Hi All,
I have a very large single record file.
abc;date||bcd;efg|......... pqr;stu||record_count;date
when i do wc -l on this file it gives me "0" records, coz of missing line feed.
my problem is there is an extra pipe that is coming at the end of this record
like
abc;date||bcd;efg|......... pqr;stu||record_count;date|
I want to take that extra pipe away. But, awk and sed not working for me.
awk - giving me error that record too long.
sed - tried a few flavours of sed and still not working.
I need this issue to be fixed ASAP. Can someone help me?
pamu
2
What you have tried with sed and awk..?
awk '{sub("\\|$","")}1' file
sed 's/|$//' file
Yes Pamu, i tried both the commands that you shared and it didn't work.
That file is not a valid Unix text file. You could try if this awk works anyway:
awk 'NR>1{print p}{p=$0} END{printf "%s\n", p}' RS=\| ORS=\| file
If it works, it should add a linefeed at the end..
This command worked, but with an issue
||13455;2013-01-04 15:06:49|abc@ser01:/tmp/WrkSpc/Archive
||13455;2013-01-04 15:06:49
abc@ser01:/tmp/WrkSpc/Archive
wc -l on orig file returns
0 origfile
wc -l on output file returns
1 newfile
My job won't pick this newfile if it has a line feed.. how to remove the line feed after this command?
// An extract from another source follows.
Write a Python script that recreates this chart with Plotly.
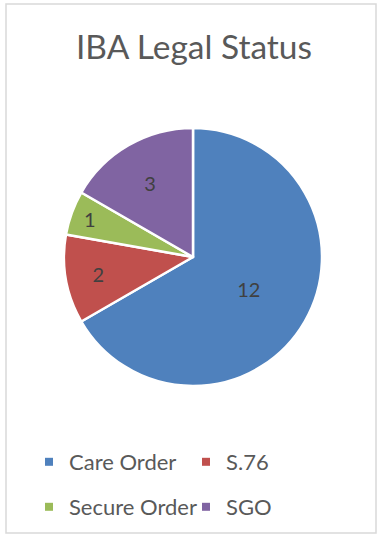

You could try to leave out the line feed:
awk 'NR>1{print p}{p=$0} END{printf "%s", p}' RS=\| ORS=\| infile
If it works that would produce another invalid text file..
Hi Scrutinizer,
this seems to work:
cat newfile | tr -d "\n" | tr -d "\r" > newfile1
..
This I ran on top of your first command.. Do you c ne issues using this??